How Does The Web Work? Part 3
3 weeks ago, I began researching how the Web works, and was sidetracked by the Internet and the multitude of acronyms and terms used when talking about both.
As I mentioned in Part 1 of this series, the most basic response to ‘How does the web work?’ is that the web is a series of data exchanges that include requests from clients (aka: browsers) and responses from servers. Clients can be any of your devices that are connected to the internet. Servers, which are also connected to the internet, are the hardware that store files of applications, programs, websites, etc. Although we do have local servers on our own personal computers, when we talk about servers, we usually mean the ones that are offsite and are holding all the information for the online sites we visit everyday, all day.
So now that we have all these server farms across the globe holding everyones applications, what actually happens when we want to visit one of these sites? Most people are satisfied knowing that they can just hop on a browser and as long as they’re connected to the Internet, they can type in an address, like https://www.google.com/ and be redirected immediately to Googles site. One of the first things about this process of the web that I found fascinating was that you aren’t even going to that human readable address. You’re actually being first directed to one of their IP addresses, you might actually be going to 2001:4860:4860::8888. Amazingly enough, the device that you’re working on, like every piece of hardware ever designed that is network equipped, also has its own IP address. To find out your own IP address, you can visit Whatismyipaddress, this site will give you the IP that your ISP has allotted to you, but keep in, this might change and can do so if you were to, for example, restart your router.
We open our browser, type in a URL that we’d like to visit and a set of processes are fired off. The url is first broken down into 3 parts, the HTTP protocol, the server name (domain name), and files (any paths that are listed after the main domain name). The HTTP protocol determines how the content of the request will need to be transmitted. Through DNS, the server name will be changed here from the human readable words to the IP address. The IP address actually determines route that will be needed to follow through the correct network navigation to get to the server holding the files of the site we have requested. Once the server has been reached the request has reached the correct application hosted, any paths listed need to be addressed. These paths determine if specific files or assets have been requested directly. Sidenote: There’s also a 4th part, the .com or .org in the URL. This is called the top-level domain and determines what type of domain the site is, for example: .com is short for commercial².

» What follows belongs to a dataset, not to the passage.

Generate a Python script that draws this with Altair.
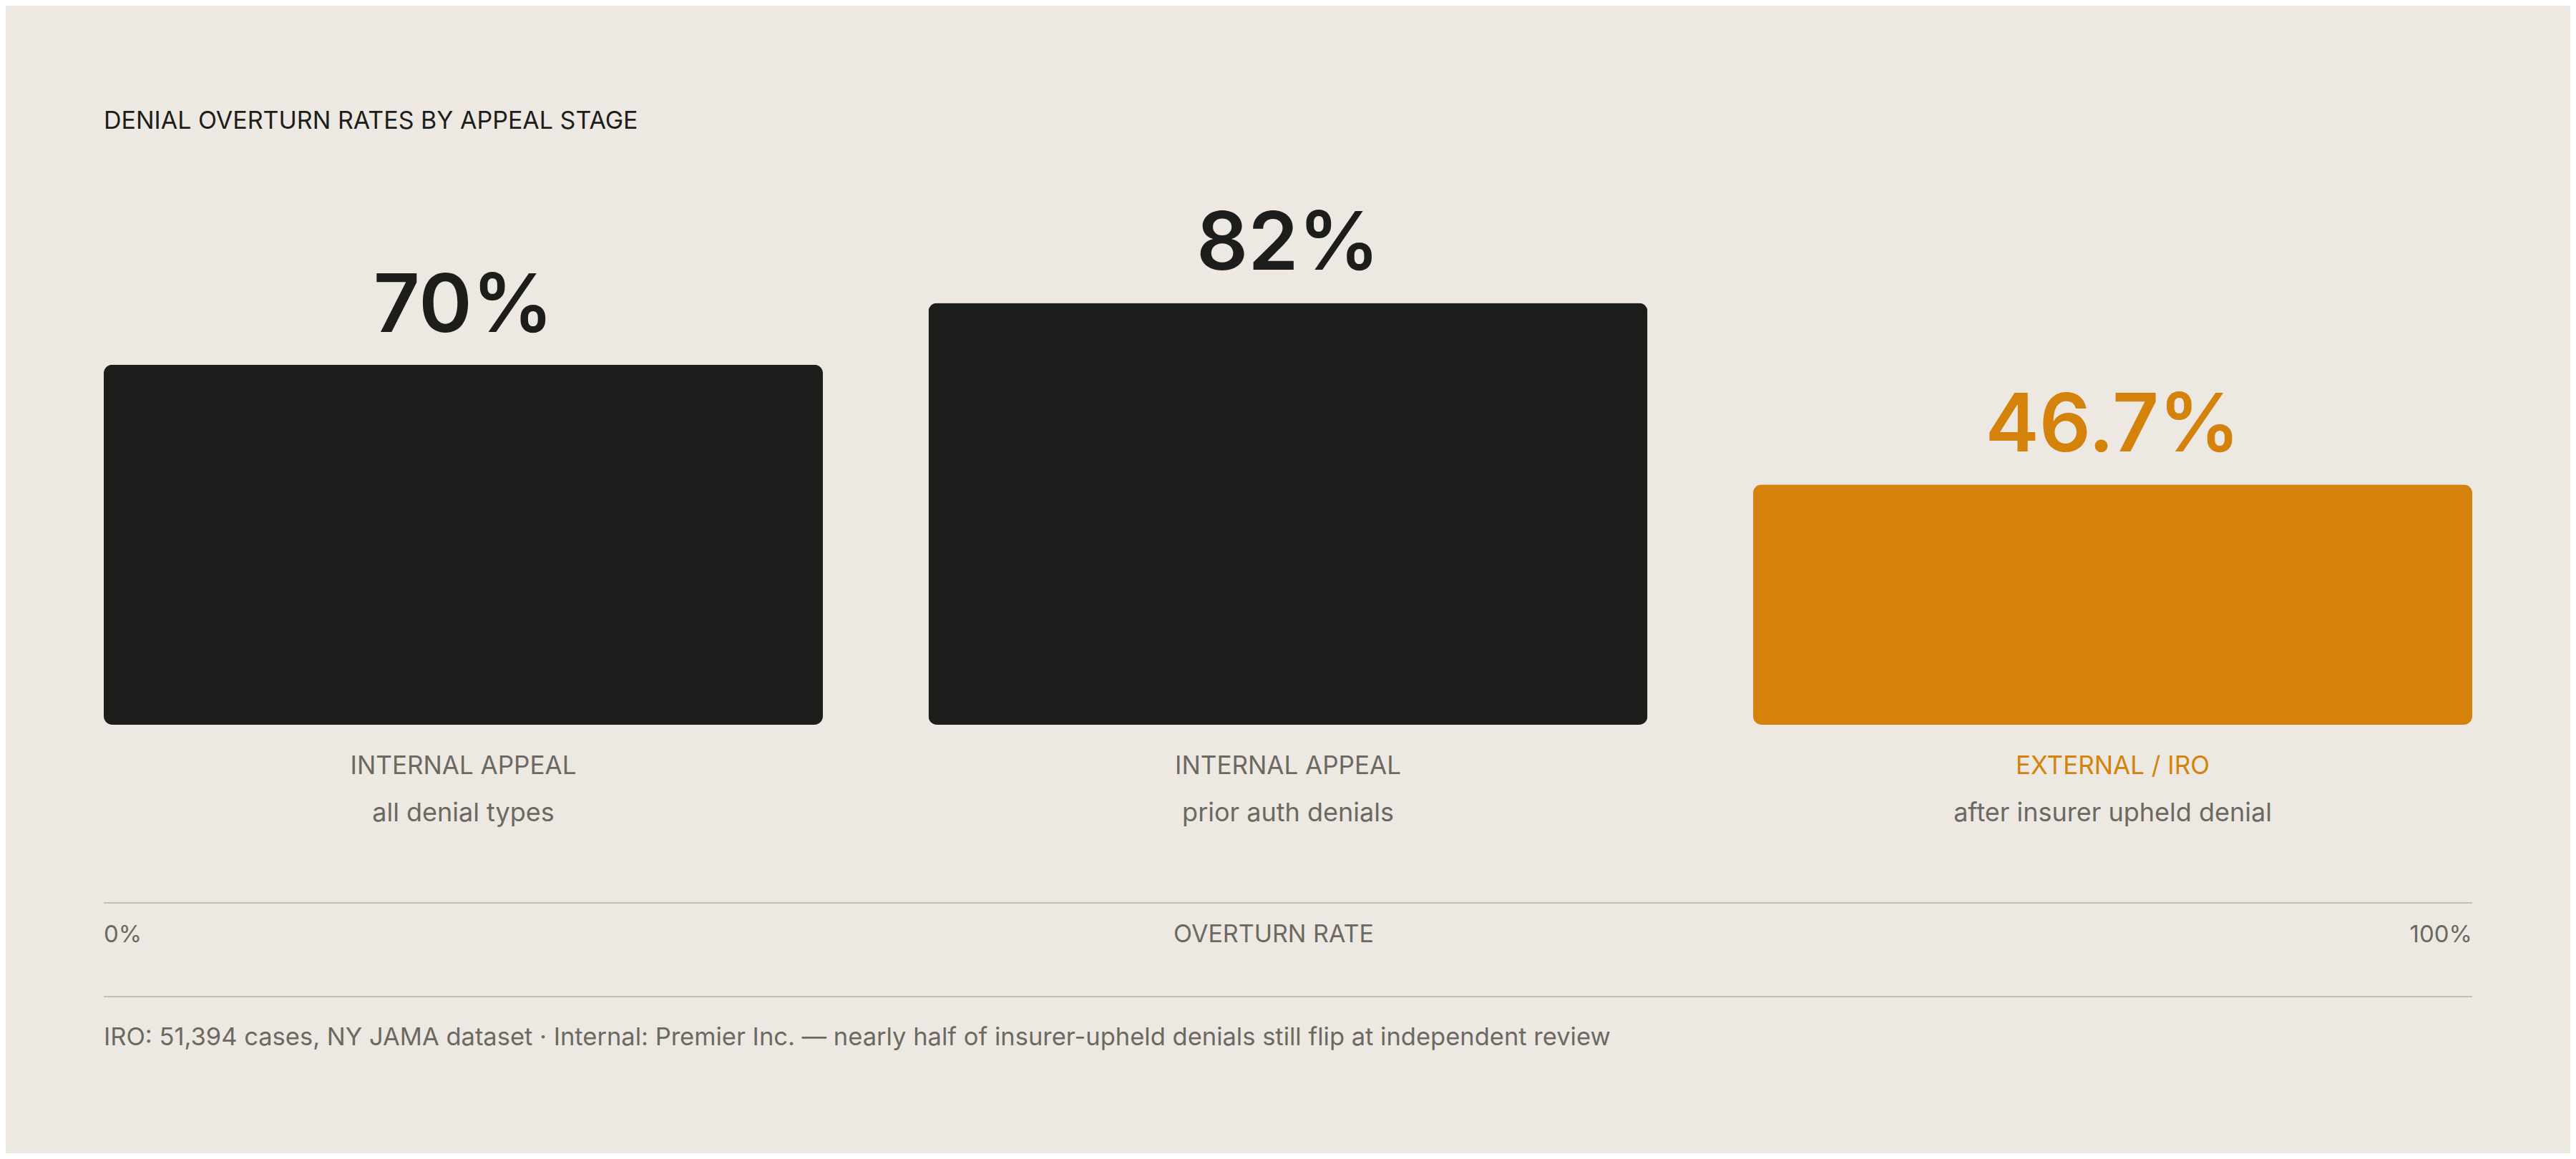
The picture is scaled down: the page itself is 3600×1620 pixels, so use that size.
import altair as alt
import pandas as pd

# ---- data ----
stages = ["INTERNAL APPEAL", "INTERNAL APPEAL", "EXTERNAL / IRO"]
subs = ["all denial types", "prior auth denials", "after insurer upheld denial"]
values = [70, 82, 46.7]
value_labels = ["70%", "82%", "46.7%"]
highlight = ["no", "no", "yes"]

title_text = "DENIAL OVERTURN RATES BY APPEAL STAGE"
axis_left = "0%"
axis_mid = "OVERTURN RATE"
axis_right = "100%"
footnote = ("IRO: 51,394 cases, NY JAMA dataset \u00b7 Internal: Premier Inc. \u2014 "
            "nearly half of insurer-upheld denials still flip at independent review")

df = pd.DataFrame({"stage": stages, "sub": subs, "value": values,
                   "label": value_labels, "hl": highlight})

BG = "#EDE9E2"
DARK = "#1D1D1B"
ORANGE = "#D4820A"
GRAY = "#6B6962"
LINE = "#C4C0B8"
FONT = "Inter"

W, H = 3584, 1604
X0, X1 = 137, 3447

xenc = alt.X("sub:N", sort=subs,
             scale=alt.Scale(domain=subs, range=[X0, X1], paddingInner=0.128, paddingOuter=0),
             axis=None)
yenc = alt.Y("value:Q", scale=alt.Scale(domain=[0, 100], range=[1005, 286]), axis=None)

base = alt.Chart(df).encode(x=xenc)

bars = base.mark_bar(cornerRadius=12).encode(
    y=yenc,
    color=alt.Color("hl:N", scale=alt.Scale(domain=["no", "yes"], range=[DARK, ORANGE]), legend=None),
)

vals = base.mark_text(baseline="alphabetic", align="center", dy=-46, fontSize=113,
                      fontWeight=600, font=FONT).encode(
    y=yenc,
    text="label:N",
    color=alt.Color("hl:N", scale=alt.Scale(domain=["no", "yes"], range=[DARK, ORANGE]), legend=None),
)

stage_txt = base.mark_text(baseline="alphabetic", align="center", fontSize=35,
                           font=FONT, fontWeight=400).encode(
    y=alt.value(1074),
    text="stage:N",
    color=alt.Color("hl:N", scale=alt.Scale(domain=["no", "yes"], range=[GRAY, ORANGE]), legend=None),
)

sub_txt = base.mark_text(baseline="alphabetic", align="center", fontSize=36,
                         font=FONT, fontWeight=400, color=GRAY).encode(
    y=alt.value(1140),
    text="sub:N",
)

one = alt.Chart(pd.DataFrame({"k": [0]}))

rule1 = one.mark_rule(color=LINE, strokeWidth=2).encode(
    x=alt.value(X0), x2=alt.value(X1), y=alt.value(1254))
rule2 = one.mark_rule(color=LINE, strokeWidth=2).encode(
    x=alt.value(X0), x2=alt.value(X1), y=alt.value(1385))

t_title = one.mark_text(align="left", baseline="alphabetic", fontSize=34, font=FONT,
                        color=DARK, text=title_text).encode(x=alt.value(X0), y=alt.value(172))
t_left = one.mark_text(align="left", baseline="alphabetic", fontSize=33, font=FONT,
                       color=GRAY, text=axis_left).encode(x=alt.value(X0), y=alt.value(1309))
t_mid = one.mark_text(align="center", baseline="alphabetic", fontSize=34, font=FONT,
                      color=GRAY, text=axis_mid).encode(x=alt.value(1772), y=alt.value(1309))
t_right = one.mark_text(align="right", baseline="alphabetic", fontSize=33, font=FONT,
                        color=GRAY, text=axis_right).encode(x=alt.value(X1), y=alt.value(1309))
t_foot = one.mark_text(align="left", baseline="alphabetic", fontSize=34.5, font=FONT,
                       color=GRAY, text=footnote).encode(x=alt.value(X0), y=alt.value(1453))

chart = alt.layer(
    bars, vals, stage_txt, sub_txt, rule1, rule2, t_title, t_left, t_mid, t_right, t_foot
).resolve_scale(color="independent").properties(
    width=W, height=H, background=BG, padding=0, autosize=alt.AutoSizeParams(type="none")
).configure_view(stroke=None)

chart.save("out.html", embed_options={"renderer": "svg", "actions": False})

The server then sends back the data in chunks of information, aka packets. Because data is too massive to send all in one chunk and so that multiple users can visit, but really — download³ information from, the same site at the same time, there can be thousands of packets sent back in a response. These network packets all ‘provide data for delivering the payload (e.g., source and destination network addresses, error detection codes, or sequencing information)’⁴. You can think of these packets like envelopes and they all have headers. Headers give all of the information of the data of the packet, for example Content-Type. These packets are delivered to the client and the client, your device, then needs to determine how to convert this data into the web page that is human readable.
A fascinating tool that each of us has available, actually allows us to inspect this activity. On Chrome, for example, navigate to Google, open up your DevTools, on a mac ‘comman-option-j’. Visit your ‘Network’ tab. You can see so many interesting things here, for example, the name of the site visited and the type of content that was sent and received. In Part 2 of this series, I listed a site that was great to visit to see all of the content types that can be sent through HTTP.
There are so many other steps that happen here, whether it be from understanding how TCP is working, or truly understand HTTP requests, please know this is just a quick over-view of how Web requests and responses are happening. But you might be in an interview one day and your interviewer may just ask you how the Web works. I believe these steps listed above will give you the structure they’re asking for and then all you need to worry about is how you’re going to solve that algorithm they’re about to give you. Good luck! You got this!